ViiV Healthcare, the joint venture set up a few years ago by Pfizer (PFE -0.01%), GlaxoSmithKline (GSK 1.30%), and the Japanese drugmaker Shionogi, is moving toward having an HIV treatment that can be dosed monthly -- or even less frequently.

The company presented data at the 2020 Conference on Retroviruses and Opportunistic Infections from a late-stage clinical trial, dubbed Flair, testing ViiV Healthcare's cabotegravir and Johnson & Johnson's (JNJ 0.76%) rilpivirine, which showed the combination, when injected once a month, worked just as well as ViiV's Triumeq, which contains three medications and is taken orally daily.

Generally speaking, patients favor pills over injected medications when the frequency is the same, but when the comparison is between a monthly injection and daily pills, their preference tends to skew in favor of the needle. And in the Flair study, patients taking the injection had a higher level of treatment satisfaction compared to patients taking daily oral Triumeq.

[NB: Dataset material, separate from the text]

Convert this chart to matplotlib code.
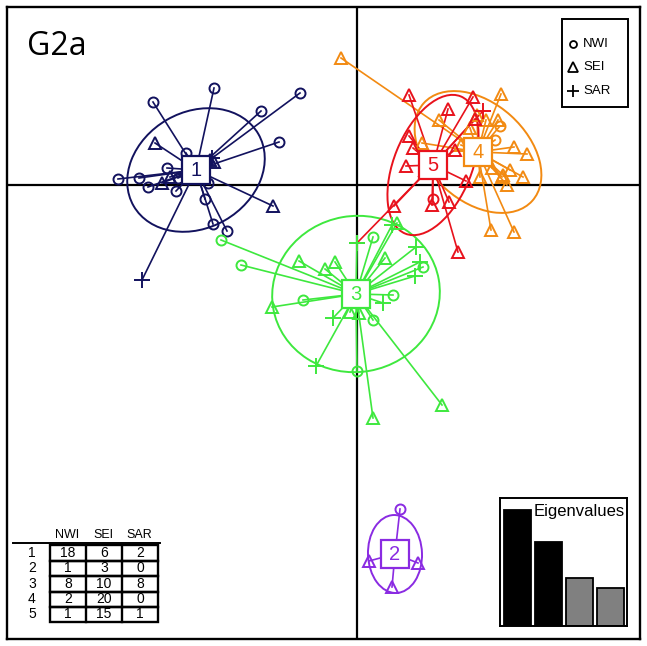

Doctor talking to a patient in an exam room

Image source: Getty Images.

In a separate clinical trial, dubbed Atlas-2M, which was also presented at the conference, injections of cabotegravir and rilpivirine every eight weeks worked just as well as dosing every four weeks.

In December, ViiV announced that the Food and Drug Administration had rejected the company's application to approve cabotegravir plus rilpivirine, with the company noting that the issue was strictly related to the chemistry manufacturing and controls section of the application. ViiV noted that there were no changes to the safety profiles of the products used in the clinical trials, but didn't give a timeline for resubmitting the marketing application.